Für nicht wenige wirkt die »Zeitenwende« tödlich, andere macht sie reich. Das deutsche Startup Helsing mit Sitz in München gehört zu den großen Gewinnern des Umbruchs, der mit dem russischen Angriff auf die Ukraine einsetzte. Sein Geschäftsfeld, der Tod, ist auf der Firmenwebseite im Tarnkleid gewandet. »Der Schutz freier, demokratischer Gesellschaften durch Abschreckung und Verteidigung ist unsere staatsbürgerliche Pflicht (…) und kollektive Verantwortung.« Das kommt gut an – bei Regierenden und Investoren. Wie es am Dienstag bekanntgab, hat das auf KI-Technologie spezialisierte Unternehmen weitere 600 Millionen Euro bei einer Reihe potenter Geldgeber eingesammelt, angeführt von der Investmentgesellschaft Prima Materia des Spotify-Gründers Daniel Ek. Von Haus aus ist Spotify ein Streamingdienst für Musik. Heute gibt der Krieg den Ton an.

Helsing fertigt bereits die Kamikazedrohne HX-2, die von der Ukraine eingesetzt wird und von der Bundeswehr getestet werden soll. Zuletzt hatten die Münchner ein Unterwassersystem sowie eine künstliche Intelligenz (KI), die ein Jagdflieger in komplexen Luftkampfszenarien führen soll, vorgestellt. »Europa stärkt seine Verteidigungskapazitäten als Reaktion auf die sich ändernden geopolitischen Herausforderungen rasch«, erklärte Ek, der als Chairman bei der Rüstungsschmiede wirkt. »Damit besteht ein dringender Bedarf an Investitionen in fortschrittliche Technologien, die die strategische Autonomie und Sicherheitsbereitschaft gewährleisten.« Der Schwede hatte Prima Materia 2020 gegründet und erstmals 2021 auf Helsing gesetzt. Nun verdoppele er seinen Einsatz, sagte er der Financial Times (Dienstagausgabe).

Drohnen und KI sind der Renner auf den aktuellen und kommenden Schlachtfeldern der Welt. Sie verheißen chirurgische Präzision beim Töten und Zerstören und null menschliche Verluste auf seiten der Bediener der Waffensysteme. Sie sind damit bestens geeignet, Krieg als Mittel der Politik noch salonfähiger zu machen. Im Orwell-Neusprech von Helsing lautet die »Mission« so: »Wir wollen (…) ethische Überzeugungen in den Mittelpunkt der Entwicklung von Verteidigungstechnologie stellen.« Das Hauptprodukt der Firma ist dabei laut Technikchef Niklas Köhler »die Intelligenz, die auf der Drohne sitzt«. Dabei bleibe allerdings stets ein Mensch eingebunden, nach dem Konzept »human in the loop«. So viel Humanismus muss sein beim Abschlachten.
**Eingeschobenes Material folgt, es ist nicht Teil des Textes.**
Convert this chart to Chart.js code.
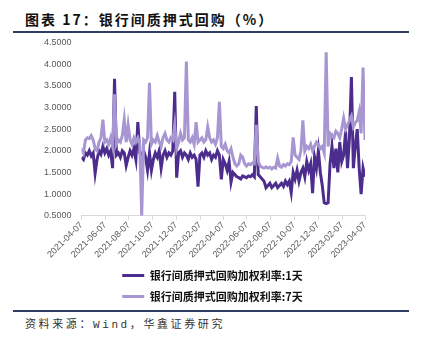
<!DOCTYPE html>
<html>
<head>
<meta charset="utf-8">
<script src="https://cdn.jsdelivr.net/npm/chart.js@4.4.1/dist/chart.umd.min.js"></script>
<style>
  html, body { margin: 0; padding: 0; background: #ffffff; }
  body { width: 424px; height: 348px; position: relative; overflow: hidden; }
  #title {
    position: absolute; left: 25px; top: 9px;
    font-family: "Noto Sans CJK SC", sans-serif; font-weight: bold;
    font-size: 14px; letter-spacing: 2px; color: #111111; white-space: nowrap;
  }
  .rule { position: absolute; left: 13px; width: 396px; height: 2px; background: #2f3d62; z-index: 2; }
  #source {
    position: absolute; left: 25px; top: 315px;
    font-family: "Liberation Mono", "Noto Sans CJK SC", monospace;
    font-size: 11px; letter-spacing: 2.6px; color: #333333; white-space: nowrap;
  }
  #source .cjk { font-family: "Noto Sans CJK SC", sans-serif; }
  #wrap { position: absolute; left: 32px; top: 27px; width: 350px; height: 285px; }
</style>
</head>
<body>
<div id="title">图表 17：银行间质押式回购（%）</div>
<div class="rule" style="top:31px"></div>
<div id="wrap"><canvas id="chart" width="350" height="285"></canvas></div>
<div class="rule" style="top:310px"></div>
<div id="source"><span class="cjk">资料来源：</span>Wind<span class="cjk">，华鑫证券研究</span></div>

<script>
// Sampling: one observation every 5 days starting 2021-04-07
const startDate = '2021-04-07';
const stepDays = 5;

// Date labels placed on the x axis
const tickDates = ['2021-04-07', '2021-06-07', '2021-08-07', '2021-10-07', '2021-12-07',
  '2022-02-07', '2022-04-07', '2022-06-07', '2022-08-07', '2022-10-07', '2022-12-07',
  '2023-02-07', '2023-04-07'];

const seriesNames = ['银行间质押式回购加权利率:1天', '银行间质押式回购加权利率:7天'];

// Weighted interbank pledged repo rate, overnight (%)
const rate1d = [
  1.85, 1.80, 1.95, 1.90, 2.00, 1.88, 1.95, 1.48, 1.80, 2.00,
  1.92, 2.10, 1.95, 2.05, 1.90, 2.00, 1.60, 3.66, 1.90, 1.95,
  1.85, 2.00, 1.95, 1.66, 1.85, 2.00, 1.90, 2.05, 1.80, 2.66,
  1.95, 1.90, 2.00, 1.85, 1.55, 1.95, 1.55, 1.80, 1.95, 1.85,
  2.00, 1.60, 1.90, 2.00, 1.85, 1.95, 1.90, 2.00, 3.36, 1.38,
  1.95, 2.00, 1.85, 1.95, 1.90, 1.80, 1.95, 1.85, 1.90, 1.80,
  1.17, 1.90, 1.95, 1.85, 2.00, 1.90, 1.95, 1.80, 1.90, 1.85,
  2.00, 1.90, 1.34, 1.80, 1.70, 1.55, 1.75, 1.28, 1.50, 1.45,
  1.40, 1.38, 1.35, 1.42, 1.40, 1.38, 1.42, 1.40, 1.45, 1.40,
  3.03, 1.45, 1.40, 1.35, 1.30, 1.15, 1.20, 1.25, 1.15, 1.20,
  1.25, 1.15, 1.20, 1.25, 1.18, 1.30, 1.22, 1.30, 1.04, 1.50,
  1.35, 1.55, 1.30, 1.50, 1.60, 1.40, 1.75, 1.55, 1.70, 1.02,
  1.85, 1.60, 2.00, 1.50, 1.20, 0.80, 0.78, 0.80, 1.70, 2.10,
  1.60, 2.05, 1.50, 2.20, 1.75, 1.90, 2.45, 1.60, 2.30, 3.70,
  1.60, 2.10, 2.50, 1.60, 1.00, 1.60, 1.40
];

// Weighted interbank pledged repo rate, 7 days (%)
const rate7d = [
  2.05, 1.95, 2.25, 2.30, 2.28, 2.35, 2.25, 2.05, 2.00, 2.20,
  2.30, 2.72, 2.20, 2.25, 2.15, 2.30, 2.10, 3.30, 2.15, 2.25,
  2.20, 2.35, 2.72, 2.20, 2.60, 2.25, 2.15, 2.30, 2.20, 2.30,
  2.15, 0.50, 2.25, 2.20, 2.30, 3.57, 2.15, 2.25, 2.20, 2.35,
  2.20, 2.10, 2.30, 2.40, 2.25, 2.20, 2.30, 2.25, 2.60, 2.05,
  2.20, 2.40, 2.25, 2.30, 4.06, 2.25, 2.20, 2.30, 2.15, 2.66,
  2.20, 2.25, 2.30, 2.20, 2.25, 2.55, 2.30, 2.20, 2.25, 2.15,
  2.30, 3.13, 2.10, 2.05, 2.15, 2.00, 1.95, 2.05, 1.85, 1.70,
  1.65, 1.70, 1.90, 1.85, 1.70, 1.65, 1.70, 1.68, 1.72, 1.70,
  2.60, 1.75, 1.65, 1.62, 1.60, 1.63, 1.60, 1.62, 1.58, 1.62,
  1.60, 1.83, 1.65, 1.62, 1.68, 1.65, 1.70, 1.68, 1.75, 2.31,
  1.90, 1.85, 1.80, 2.00, 2.70, 2.00, 2.10, 2.05, 2.15, 2.00,
  2.10, 2.20, 2.15, 2.05, 2.10, 1.95, 4.27, 2.10, 2.40, 2.35,
  2.30, 2.45, 2.40, 2.30, 2.50, 2.75, 2.50, 2.60, 2.70, 2.80,
  2.55, 2.65, 2.70, 2.90, 2.40, 3.92, 2.25
];

// Y axis range and step (%)
const yMin = 0.5;
const yMax = 4.5;
const yStep = 0.5;

const DAY_MS = 86400000;
const dayOffset = s => Math.round((Date.parse(s + 'T00:00:00Z') - Date.parse(startDate + 'T00:00:00Z')) / DAY_MS);
const tickDays = tickDates.map(dayOffset);
const toPoints = arr => arr.map((v, i) => ({ x: i * stepDays, y: v }));

const axisFont = { family: 'Liberation Sans, Arial, sans-serif', size: 9 };

// Nudges the legend block sideways after layout so it sits under the plot centre
const legendShift = {
  id: 'legendShift',
  afterLayout(chart, args, opts) {
    const lg = chart.legend;
    if (lg) { lg.left += opts.dx; lg.right += opts.dx; }
  }
};

new Chart(document.getElementById('chart'), {
  type: 'line',
  data: {
    datasets: [
      {
        label: seriesNames[0],
        data: toPoints(rate1d),
        borderColor: '#4c2c8c',
        backgroundColor: '#4c2c8c',
        borderWidth: 3,
        pointRadius: 0,
        tension: 0,
        order: 1
      },
      {
        label: seriesNames[1],
        data: toPoints(rate7d),
        borderColor: '#a796d2',
        backgroundColor: '#a796d2',
        borderWidth: 3,
        pointRadius: 0,
        tension: 0,
        order: 0
      }
    ]
  },
  plugins: [legendShift],
  options: {
    responsive: false,
    animation: false,
    layout: { padding: { left: 2, right: 17, top: 2, bottom: 0 } },
    scales: {
      x: {
        type: 'linear',
        min: tickDays[0],
        max: tickDays[tickDays.length - 1],
        afterBuildTicks: axis => { axis.ticks = tickDays.map(v => ({ value: v })); },
        grid: { display: true, drawOnChartArea: false, drawTicks: true, tickLength: 4, color: '#d9d9d9' },
        border: { display: true, color: '#d9d9d9' },
        ticks: {
          autoSkip: false,
          minRotation: 45,
          maxRotation: 45,
          padding: 0,
          color: '#595959',
          font: axisFont,
          callback: v => { const k = tickDays.indexOf(v); return k >= 0 ? tickDates[k] : ''; }
        }
      },
      y: {
        min: yMin,
        max: yMax,
        grid: { display: false, drawTicks: false },
        border: { display: false },
        ticks: {
          stepSize: yStep,
          padding: 10,
          color: '#595959',
          font: axisFont,
          callback: v => Number(v).toFixed(4)
        }
      }
    },
    plugins: {
      legendShift: { dx: 13 },
      legend: {
        position: 'bottom',
        labels: {
          usePointStyle: true,
          pointStyle: 'line',
          pointStyleWidth: 22,
          boxHeight: 3,
          padding: 10,
          color: '#111111',
          font: { family: 'Noto Sans CJK SC, sans-serif', size: 11, weight: 'bold' },
          sort: (a, b) => a.datasetIndex - b.datasetIndex
        }
      },
      tooltip: { enabled: false }
    }
  }
});
</script>
</body>
</html>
Köhler hatte das Unternehmen 2021 gemeinsam mit dem Videospielunternehmer Torsten Reil und Gundbert Scherf, einem früheren Beamten des Bundesverteidigungsministeriums, ins Leben gerufen. Mitsamt der neuesten Geldspritze hat Helsing mittlerweile 1,34 Milliarden Euro an Fremdkapital aufgetrieben und wird mit einem Marktwert von zwölf Milliarden Euro bewertet. Zu den weiteren Unterstützern zählen neben Prima Materia unter anderem Lightspeed Ventures, Accel, Plural, General Catalyst und SAAB. Der schwedische Konzern hatte seine Automobilsparte 1999 verkauft und ist seither nur noch als Rüstungskonzern unterwegs. Helsing integriert seine KI-Software im Rahmen einer Partnerschaft in die Systeme der SAAB-Kriegsgeräte.

Gemeinsame Sache machen die Münchner außerdem mit dem in Paris ansässigen Open-AI-Konkurrenten Mistral. Gerade erst hatte man bekanntgegeben, den bayerischen Flugzeughersteller Grob Aircraft zu übernehmen, mit dem Ziel, der Entwicklung fortschrittlicher Lösungen für den Luftkampf der Zukunft. Dagegen war eine 2022 angekündigte Partnerschaft mit Rheinmetall im vergangenen Jahr gescheitert.